From your manager; “We have a greenfield data center project heading our way. I need you to start working on a design for two data centers. Each data center will be 10,000 square feet in size. We’ll need full network redundancy. It needs to support virtualized compute, physical compute, IP Storage, load balancers, firewalls, an oversubscription ration of 3:1 or better, horizontal cabling based on MMF and a set of Data Center Interconnect links with Layer 2 adjacency to support VM Mobility. Oh, and I need a rough budget estimate by the end of the week.”
Sound familiar? Hurry up and give me all the things and do it in a manner that satisfies my need for instant gratification. We’ve all been there. Ready, Fire, Aim. While all of those production facing and money producing services certainly matter, there is one thing that is too often treated as a second class citizen. One thing that is what I like to call the junkyard of our network. That which no one wants to spend money on. That thing that doesn’t produce revenue but absolutely saves money for us when all else goes sideways. That thing is the topic of this post. That thing is; the Out of Band network.
What was it?
Unfortunately, we’ve made a grave error. We’ve let the OOB become a nice to have. We’ve made it eligible for redlining out of a quote. We’ve let it become the place where devices go to die. Or if not dead, certainly retired from playing a primary role in service delivery. Today’s network designs tend to focus on the latest trends. We seek the sexiest confluence of ultra-fast equipment combined with fresh RFC topics and a sprinkling of automation on top.

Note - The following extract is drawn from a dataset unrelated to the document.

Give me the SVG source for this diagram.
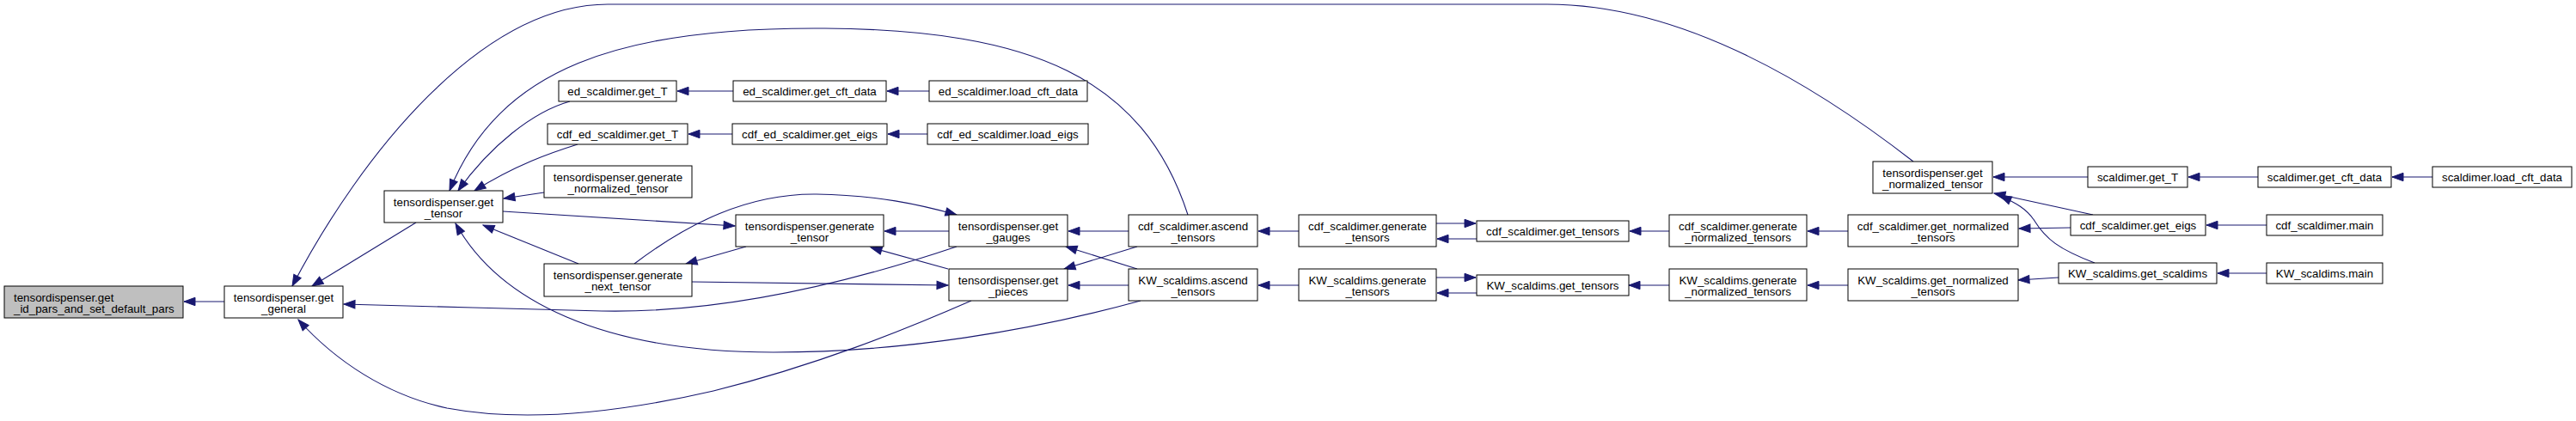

It was something that used to be very important to us. It was a portion of the network that, at one time, was considered to be a critical part of our designs. It was our last line of defense when gremlins ran around the data center wreaking the havoc that they so dearly enjoy.
The Out of Band network, from a network engineer’s perspective, is a means to monitor and manage the network devices without having to rely on the normal Production flow of our data and voice traffic. By contrast, In-Band refers to managing a device by IP addresses that are assigned to interfaces where those interfaces also carry production frames and packets.
What should it be?
The Out of Band network should be dedicated switches that all Production switches are connected to. There is an interface on every device provided to you for this purpose. This interface is often referred to as the management interface. This dedicated physical interface is then cabled to dedicated switching and routing infrastructure that doesn’t carry Production traffic. Some networking equipment has two dedicated interfaces: One for the remote management we’re talking about and one for local device access often called the console interface. The management interface can be viewed as a ‘host’ interface in that it is ethernet, can be assigned an IP address, and even placed into a separate VRF (Virtual Routing and Forwarding) instance. The console interface is not typically a ‘host’ interface. The console interface is usually a ‘jack’ if you will where a technician can make a local connection from a laptop or crash cart. Access to the console interface usually requires physical access to the device. This physical access may not be required as we’ll see later in this document when we discuss console servers.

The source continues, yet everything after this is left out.